What a wonderful thing it must have been when the phone was invented and people could have their exact words heard over long distances almost immediately. This had to be so much better than having to tap dots and dashes in different orders and lengths to spell out words letter by letter, right?
So how come so many people have gone back to communicating telegraph-style instead of by telephone?
You know the type. No matter how many times you tell them to "Pick up the phone!" you just get another text or email reply.
Email is now part of our culture. When I first discovered emails, I figured the technological revolution had brought them along to replace the fax machine which had replaced much of what we used to send by regular mail (or what we call "snail mail" now).

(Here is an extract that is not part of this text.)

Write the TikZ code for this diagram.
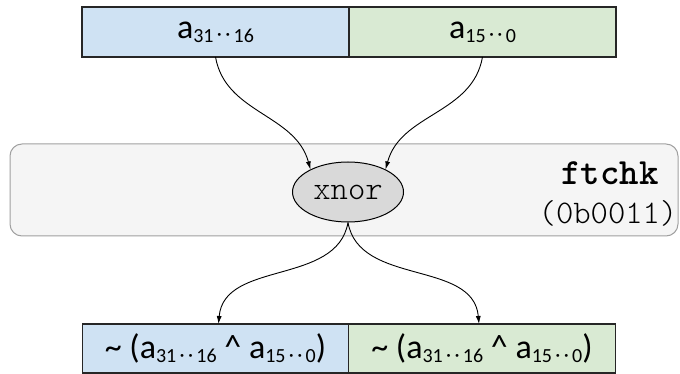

But, unlike faxes, emails are replacing a lot of the communication we used to do over the phone. With long-distance plans making national and international calls so cheap, this makes no sense.
How often do you receive emails asking you a whole bunch of questions which require a two-page, typed response to answer fully?
Folks like me, who type for a living, wonder why these people don’t simply pick up the phone so we can discuss these matters efficiently?
This is especially silly when I receive an email from a colleague requesting a meeting. Rather than checking each other’s availability in one phone conversation, we go back and forth by e-mail suggesting times and places until they match.
The worst consequence of this tendency to put things in writing is that we often find ourselves being asked to do just that when dealing with what should be a very simple matter. What used to be the exclusive purview of lawyers and bureaucrats has become a requirement from friends and family. In other words, "Can you send me an email on that?" is a euphemism for "Can you put that in writing?"
Computers have modernized our homes to the extreme. But we went backwards on this whole email deal.